|Gustave Whitehead and his first flying machine, 1901|
The Wright Brothers were stripped of their “First in Flight” title this week by the state of Connecticut, when the senate passed a bill declaring that Gustave Whitehead flew his “Condor” plane over the town of Bridgeport, Connecticut on August 14, 1901. The plane took flight on wooden wheels and canvas bat-like wings, when it flew an estimated 1.5 miles at an altitude of 50 feet during the early morning. At least that’s what aviation historian, John Brown claims, and the Connecticut senate was shown enough photographic evidence to believe him.
The flight in Whitehead’s plane is said to have taken place two years, four months and three days before the Wright Brothers launched their flight at Kitty Hawk, North Carolina, on December 17, 1903. The 59-second flight traveled 852 feet, earning them their title. However, historians have long known that other men had been working on their own flying machines during that period, including German born Gustave Weisskopf (renamed Whitehead).

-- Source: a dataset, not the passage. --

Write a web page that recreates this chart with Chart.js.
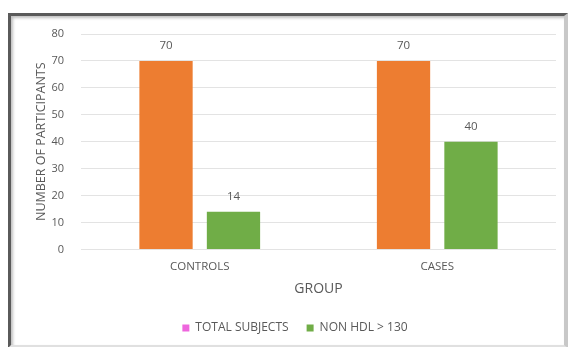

|Whitehead's bird-like plane titled No. 21|
Historian Brown revealed in March 2013 what he calls photographic proof that Whitehead did indeed accomplish the first flight in this country in 1901. He told news sources this week that he didn't know whether this fall’s school books would be reprinted to include the new revelation. But the Smithsonian Museum historians, curators of the Wright Brother’s plane, are understandably skeptical of Brown’s claims. The 1948 contract between Orville Wright and the Smithsonian mandates that The Wright Flyer be called the first real airplane.
North Carolina car licenses plates carry the slogan “First in Flight,” so a verbal battle royal may take place between the two states if Connecticut Governor Daniel P. Malloy decides to sign the bill into law.
House Bill No. 6671 declares that: “The governor shall proclaim a certain date each year as Powered Flight Day to honor the first powered flight by Gustave Whitehead and to commemorate the Connecticut aviation and aerospace industry,”
“There’s no question that the Wright Brothers will retain their place in aviation history,” Connecticut Republican state Senator Mike McLachian said. “And rightfully so. They just weren’t first.”